К Пупель вообще не подходило слово «обычно». Странный взгляд, фарфоровая кожа, длинные ресницы, рыжие локоны, а главное – удивительная непосредственность и непредсказуемость. Она, к примеру, сразу ему все вывалила по поводу своей болезни.
– Понимаешь, – говорила она, – смерть Севашко свела меня с ума. А можно сказать, что, наоборот, я пришла в ум, только это уже другой ум, тот ум, который кажется глупостью, а на самом деле глупость была до того. Мне казалось, что Севашко вечный, я думала, что смерти вообще нет, о ней только в книжках пишут. Я о ней думала совсем по-другому. Мне казалось, что она фантастична и где-то далеко. Оказывается, смерть рядом, так смотрит и говорит, ну-ну, пока походи, попрыгай, а потом уже – моя власть. Я приду, и ты станешь кукольным, игрушечным, глаза у тебя будут пластмассовые, руки ватные, а потом и каменные, и ты уже никогда не будешь тем, что ты есть. Ты уже не человек, не зверь – никто, ты что-то неживое, ты – тело. А что такое тело? Вот говорят, это физическое тело, значит, труп – это физическое тело? Я видела Севашко за несколько дней до того, как она это с ним сделала. Он даже не подозревал. Он шел бодрым шагом. А потом явилась она, и всё. И он, взрослый самостоятельный человек, учитель, пошел за ней, как козлик на веревочке, а мне сказал: «Передай всем, что я умер», и шел дождь. Голова его умерла раньше, чем он сам, тело еще двигалось, а голова была мертва, она стукнулась об пол, как тяжелый каменный мяч. Теперь у меня все хорошо, только по ночам снятся страшные сны. Только грусть и странные видения, зато могу делать все, что хочу. Теперь я пишу рассказы, а Магда их читает. Не боятся смерти только святые люди. Святые и юродивые не превращаются в физическое тело. Они легко идут к смерти, и она их боится, потому что знает, что они ей целиком достаться не могут и даже могут ее погубить. Она трудится, пыхтит, делает их мертвыми, а на этом месте тут же родится цветок или дерево, и опять жизнь, а где жизнь, там нет смерти. Я не святая и не юродивая, поэтому я боюсь смерти, и даже воспоминания о ней приводят меня в трепет.

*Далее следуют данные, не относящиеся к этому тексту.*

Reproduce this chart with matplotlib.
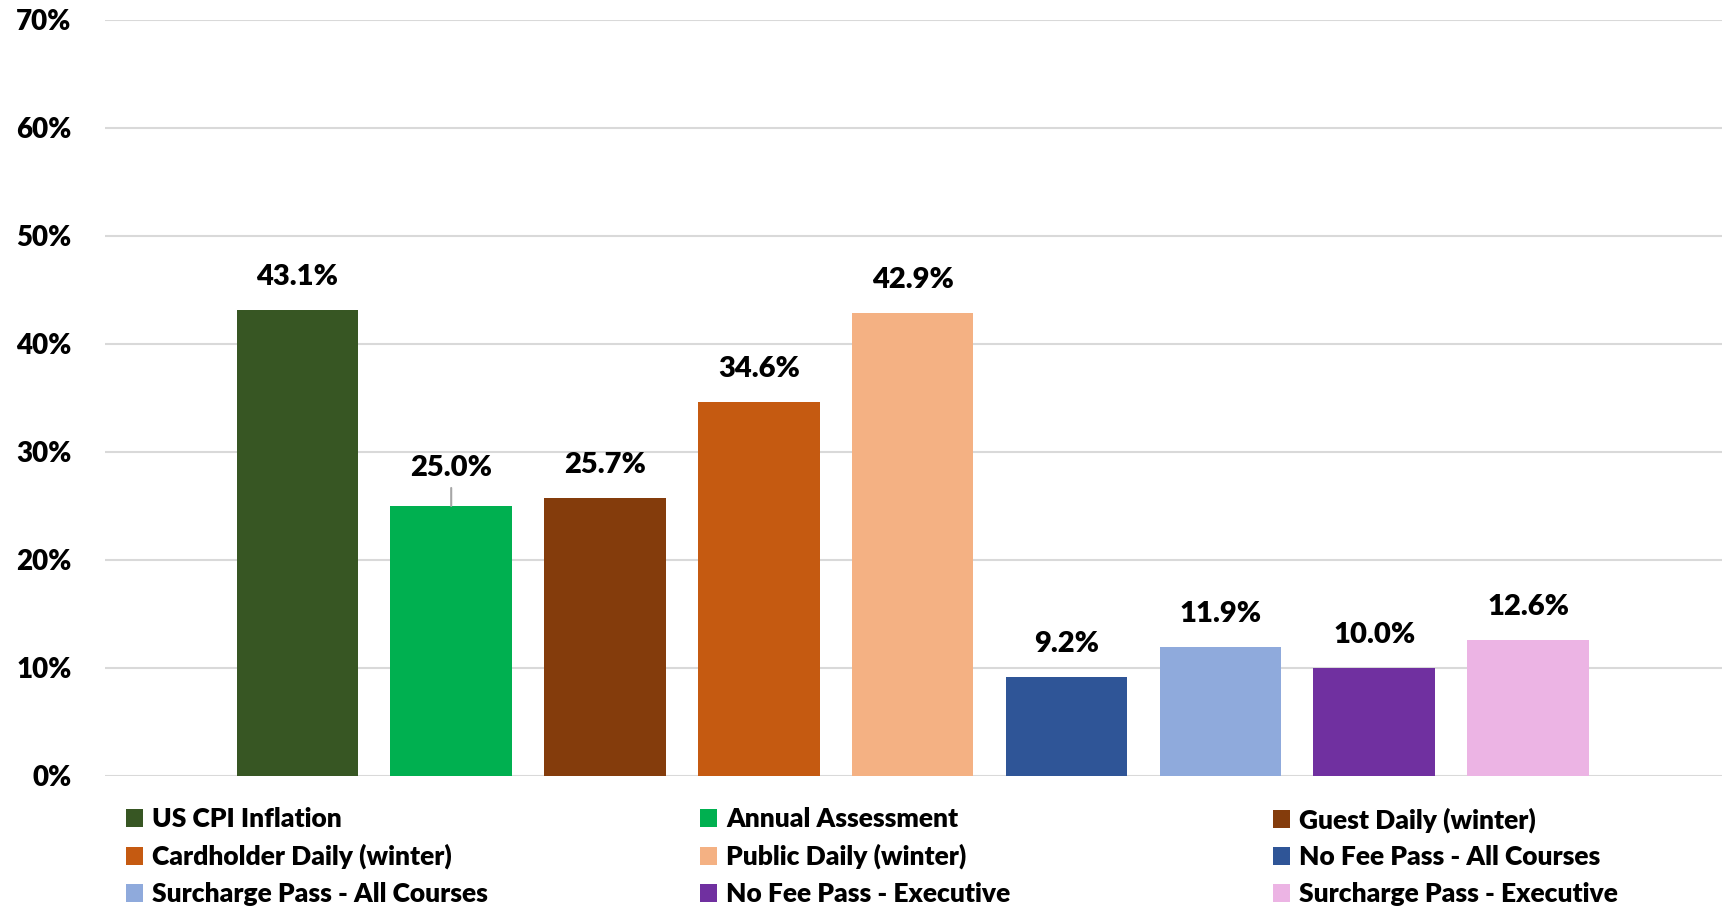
import matplotlib
matplotlib.use('Agg')
import matplotlib.pyplot as plt
from matplotlib.patches import Patch
from matplotlib.ticker import FuncFormatter

# data
series = ["US CPI Inflation", "Annual Assessment", "Guest Daily (winter)",
          "Cardholder Daily (winter)", "Public Daily (winter)", "No Fee Pass - All Courses",
          "Surcharge Pass - All Courses", "No Fee Pass - Executive", "Surcharge Pass - Executive"]
values = [43.1, 25.0, 25.7, 34.6, 42.9, 9.2, 11.9, 10.0, 12.6]
colors = ["#375623", "#00B050", "#843C0C", "#C55A11", "#F4B183",
          "#2F5597", "#8FAADC", "#7030A0", "#ECB4E4"]
yticks = [0, 10, 20, 30, 40, 50, 60, 70]

plt.rcParams['font.family'] = ['Lato', 'DejaVu Sans']
W = 'heavy'

fig = plt.figure(figsize=(17.34, 9.08), dpi=100)
ax = fig.add_axes([0.0606, 0.1454, 0.9324, 0.8326])

xs = list(range(len(values)))
ax.bar(xs, values, width=0.79, color=colors, zorder=3)

for x, v in zip(xs, values):
    off = 33
    if v == 25.0:
        off = 38
        ax.annotate("", xy=(x, v), xytext=(0, 18), textcoords="offset pixels",
                    arrowprops=dict(arrowstyle="-", color="#A6A6A6", lw=1.5,
                                    shrinkA=0, shrinkB=0), zorder=4)
    ax.annotate(f"{v:.1f}%", xy=(x, v), xytext=(0, off), textcoords="offset pixels",
                ha="center", va="center", fontsize=21, fontweight=W, color="black")

ax.set_xlim(-1.25, 9.26)
ax.set_ylim(0, 70)
ax.set_yticks(yticks)
ax.yaxis.set_major_formatter(FuncFormatter(lambda v, p: f"{v:.0f}%"))
ax.tick_params(axis='y', length=0, pad=24, labelsize=20)
ax.set_xticks([])
for lab in ax.get_yticklabels():
    lab.set_fontweight(W)
ax.grid(axis='y', color="#D9D9D9", linewidth=1.5, zorder=0)
for s in ax.spines.values():
    s.set_visible(False)

# legend: three columns, each its own legend so column starts match
handles = [Patch(facecolor=c, label=l) for c, l in zip(colors, series)]
col_x = [126 / 1734, 700 / 1734, 1273 / 1734]
for ci, cx in enumerate(col_x):
    idx = [ci, ci + 3, ci + 6]
    fig.legend([handles[i] for i in idx], [series[i] for i in idx], ncol=1,
               loc="upper left", bbox_to_anchor=(cx, 1 - 807 / 908), frameon=False,
               prop={'size': 19, 'weight': W}, handlelength=0.65, handleheight=0.65,
               handletextpad=0.35, labelspacing=0.49, borderaxespad=0, borderpad=0)

fig.savefig("out.png", dpi=100)
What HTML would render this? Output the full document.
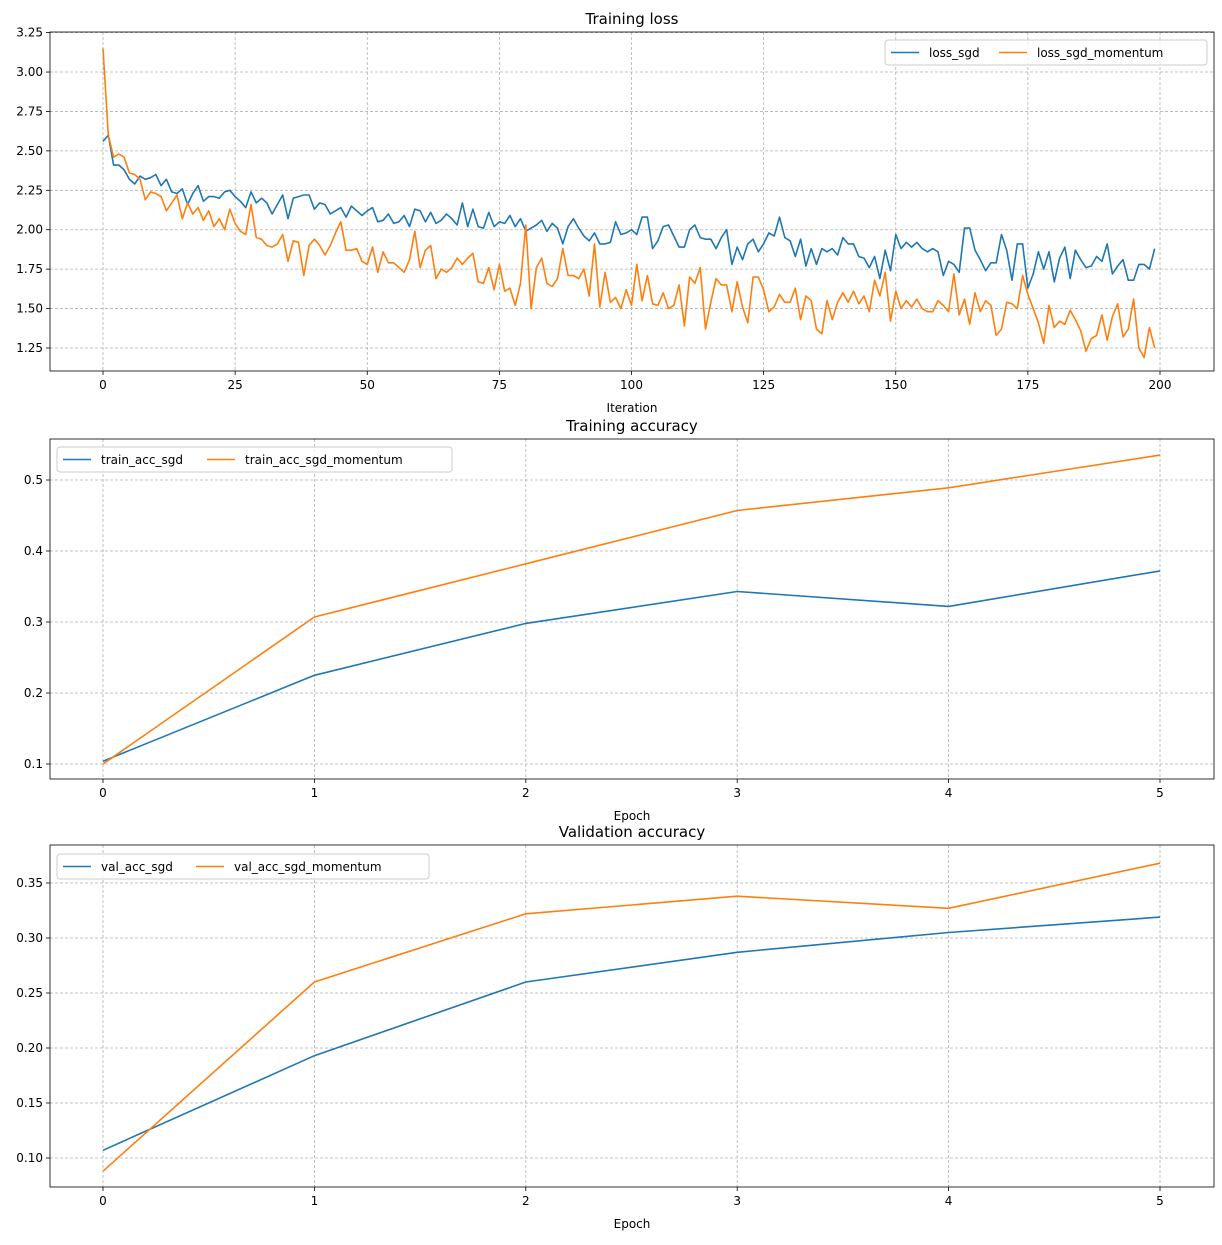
<!DOCTYPE html>
<html><head><meta charset="utf-8"><style>
html,body{margin:0;padding:0;background:#fff;}
svg text{font-family:"DejaVu Sans","Liberation Sans",sans-serif;fill:#000;}
</style></head><body>
<svg id="s" width="1222" height="1240" xmlns="http://www.w3.org/2000/svg"></svg>
<script>
const S=document.getElementById('s');let h='';
const B='#1f77b4',O='#ff7f0e';
function panel(o){
 const {top,bot,x0,xs,y0v,ys,yT,xT,yfmt,title,xlabel,series,leg}=o;
 const X=v=>x0+v*xs, Y=v=>y0v.py-(v-y0v.v)*ys;
 // grid
 for(const t of xT){h+=`<line x1="${X(t)}" x2="${X(t)}" y1="${top}" y2="${bot}" stroke="#b0b0b0" stroke-width="0.8" stroke-dasharray="3,2"/>`;}
 for(const t of yT){h+=`<line x1="50" x2="1214" y1="${Y(t)}" y2="${Y(t)}" stroke="#b0b0b0" stroke-width="0.8" stroke-dasharray="3,2"/>`;}
 h+=`<defs><clipPath id="c${top}"><rect x="50" y="${top}" width="1164" height="${bot-top}"/></clipPath></defs>`;
 for(const s of series){
  const n=s.d.length;const sc=s.span?s.span/(n-1):1;
  const p=s.d.map((v,i)=>`${X(i*sc).toFixed(1)},${Y(v).toFixed(1)}`).join(' ');
  h+=`<polyline clip-path="url(#c${top})" points="${p}" fill="none" stroke="${s.c}" stroke-width="1.6" stroke-linejoin="round"/>`;
 }
 h+=`<rect x="50" y="${top}" width="1164" height="${bot-top}" fill="none" stroke="#000" stroke-width="0.8"/>`;
 for(const t of xT){h+=`<line x1="${X(t)}" x2="${X(t)}" y1="${bot}" y2="${bot+4}" stroke="#000" stroke-width="0.8"/><text x="${X(t)}" y="${bot+18}" font-size="12" text-anchor="middle">${t}</text>`;}
 for(const t of yT){h+=`<line x1="46" x2="50" y1="${Y(t)}" y2="${Y(t)}" stroke="#000" stroke-width="0.8"/><text x="43" y="${Y(t)+4}" font-size="12" text-anchor="end">${yfmt(t)}</text>`;}
 h+=`<text x="632" y="${top-8}" font-size="15" text-anchor="middle">${title}</text>`;
 h+=`<text x="632" y="${bot+41}" font-size="12" text-anchor="middle">${xlabel}</text>`;
 const L=leg;
 h+=`<rect x="${L.x}" y="${L.y}" width="${L.w}" height="25" rx="3" fill="#fff" fill-opacity="0.8" stroke="#ccc"/>`;
 h+=`<line x1="${L.x+6}" x2="${L.x+34}" y1="${L.y+12.5}" y2="${L.y+12.5}" stroke="${B}" stroke-width="1.6"/><text x="${L.x+44}" y="${L.y+17}" font-size="12">${L.a}</text>`;
 h+=`<line x1="${L.x+L.o}" x2="${L.x+L.o+28}" y1="${L.y+12.5}" y2="${L.y+12.5}" stroke="${O}" stroke-width="1.6"/><text x="${L.x+L.o+38}" y="${L.y+17}" font-size="12">${L.b}</text>`;
}
const sgd=[2.56,2.60,2.41,2.41,2.38,2.32,2.29,2.34,2.32,2.33,2.35,2.28,2.32,2.24,2.23,2.26,2.16,2.23,2.28,2.18,2.21,2.21,2.20,2.24,2.25,2.21,2.18,2.14,2.24,2.17,2.20,2.17,2.10,2.16,2.22,2.07,2.20,2.21,2.22,2.22,2.13,2.17,2.16,2.10,2.12,2.14,2.08,2.15,2.12,2.09,2.12,2.14,2.05,2.06,2.10,2.04,2.05,2.09,2.02,2.13,
2.12,2.05,2.11,2.04,2.06,2.10,2.07,2.03,2.17,2.02,2.13,2.02,2.01,2.11,2.02,2.05,2.04,2.09,2.02,2.07,1.99,2.01,2.03,2.06,1.99,2.04,2.01,1.91,2.02,2.07,2.01,1.96,1.93,1.98,1.91,1.91,1.92,2.05,1.97,1.98,2.00,1.97,2.08,2.08,1.88,1.93,2.02,2.03,1.96,1.89,1.89,2.00,2.03,1.95,1.94,1.94,1.88,1.95,2.00,1.78,1.89,1.81,1.91,1.94,1.86,1.91,1.98,1.96,2.08,1.95,1.93,1.83,1.94,1.77,1.88,1.78,1.88,1.86,1.88,1.84,1.95,1.91,1.91,1.83,1.82,1.76,1.83,1.69,1.87,1.74,1.97,1.88,1.92,1.89,1.92,1.88,1.86,1.88,1.86,1.71,1.80,1.78,1.73,2.01,2.01,1.87,1.81,1.74,1.79,1.79,1.97,1.87,1.68,1.91,1.91,1.63,1.72,1.86,1.75,1.86,1.67,1.82,1.89,1.69,1.87,1.81,1.76,1.77,1.83,1.80,1.91,1.72,1.77,1.81,1.68,1.68,1.78,1.78,1.75,1.88];
const mom=[3.15,2.60,2.46,2.48,2.46,2.36,2.35,2.32,2.19,2.24,2.23,2.21,2.12,2.17,2.22,2.07,2.17,2.10,2.14,2.06,2.12,2.02,2.07,2.00,2.13,2.04,1.99,1.97,2.16,1.95,1.94,1.90,1.89,1.91,1.97,1.80,1.93,1.92,1.71,1.90,1.94,1.90,1.84,1.90,1.98,2.05,1.87,1.87,1.88,1.80,1.78,1.89,1.73,1.86,1.79,1.79,1.76,1.73,1.81,1.99,1.76,1.87,1.90,1.69,1.75,1.73,1.76,1.82,1.78,1.82,1.85,1.67,1.66,1.76,1.62,1.78,1.61,1.63,1.52,1.66,2.03,1.50,1.76,1.82,1.66,1.64,1.69,1.88,1.71,1.71,1.69,1.75,1.58,1.91,1.51,1.73,1.54,1.57,1.50,1.62,1.52,1.78,1.55,1.71,1.53,1.52,1.60,1.50,1.52,1.65,1.39,1.70,1.66,1.76,1.37,1.54,1.69,1.65,1.65,1.48,1.67,1.51,1.41,1.70,1.70,1.62,1.48,1.51,1.59,1.54,1.54,1.63,1.43,1.58,1.55,1.37,1.34,1.55,1.43,1.54,1.60,1.54,1.61,1.53,1.58,1.48,1.68,1.58,1.73,1.42,1.61,1.50,1.55,1.51,1.56,1.50,1.48,1.48,1.55,1.52,1.48,1.72,1.46,1.56,1.40,1.60,1.48,1.55,1.52,1.33,1.37,1.54,1.53,1.50,1.71,1.59,1.50,1.41,1.28,1.52,1.38,1.42,1.40,1.49,1.43,1.36,1.23,1.31,1.33,1.46,1.30,1.45,1.53,1.32,1.37,1.56,1.25,1.19,1.38,1.25];
panel({top:32,bot:371,x0:103,xs:5.285,y0v:{v:1.25,py:348},ys:157.7,yT:[1.25,1.5,1.75,2,2.25,2.5,2.75,3,3.25],xT:[0,25,50,75,100,125,150,175,200],yfmt:t=>t.toFixed(2),title:'Training loss',xlabel:'Iteration',
 series:[{d:sgd,c:B,span:199},{d:mom,c:O,span:199}],leg:{x:885,y:40,w:322,a:'loss_sgd',b:'loss_sgd_momentum',o:114}});
panel({top:439,bot:779,x0:103,xs:211.4,y0v:{v:0.1,py:764},ys:710,yT:[0.1,0.2,0.3,0.4,0.5],xT:[0,1,2,3,4,5],yfmt:t=>t.toFixed(1),title:'Training accuracy',xlabel:'Epoch',
 series:[{d:[.104,.225,.298,.343,.322,.372],c:B},{d:[.100,.307,.382,.457,.489,.535],c:O}],leg:{x:57,y:447,w:395,a:'train_acc_sgd',b:'train_acc_sgd_momentum',o:150}});
panel({top:845,bot:1187,x0:103,xs:211.4,y0v:{v:0.1,py:1158},ys:1100,yT:[0.1,0.15,0.2,0.25,0.3,0.35],xT:[0,1,2,3,4,5],yfmt:t=>t.toFixed(2),title:'Validation accuracy',xlabel:'Epoch',
 series:[{d:[.107,.193,.260,.287,.305,.319],c:B},{d:[.088,.260,.322,.338,.327,.368],c:O}],leg:{x:57,y:854,w:372,a:'val_acc_sgd',b:'val_acc_sgd_momentum',o:139}});
S.innerHTML=h;
</script>
</body></html>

Это было уже после защиты дипломного проекта. Марк вдруг ни с того ни с сего заявил Пупель, что расстался с Надькой.
Пупель это удивило.
– Почему? – задала она как всегда непосредственный вопрос.
– Потому что я тебя люблю, – выпалил он. – Я хочу быть с тобой.
«Любовь, – думала Пупель, – дается человеку один раз в жизни. И тут уж зависит от самого человека, сумеет ли он удержать эту хрупкую вещь, сумеет ли он бережно ее нести, не уронив, – всю жизнь. Любовь трудно найти, а потерять легче легкого. Одно неловкое движение, и ее нет. Часто возникают такие опасные острова, которые манят своей якобы особенностью, а на самом деле там нет ничего, и у тебя тоже уже ничего нет. Она прячется в воспоминаниях, в остром ощущении потери. И потом плачь, рви на себе волосы, проклинай себя – бесполезно. Не сумел ты удержать и навсегда остаешься лягушкой, и нет Ивана Царевича, он обиделся и ушел. Нет ни волшебных клубочков, ни заколдованных селезней, ничего нет. И от этого отчаяния рождается безразличие и апатия».
– Мне с тобой спокойно, – сказала Пупель, имея в виду эти два признака отсутствия любви.
– Жить будем вместе? – спросил обрадованный Марк.
– Никогда, – тут Пупель была категорична.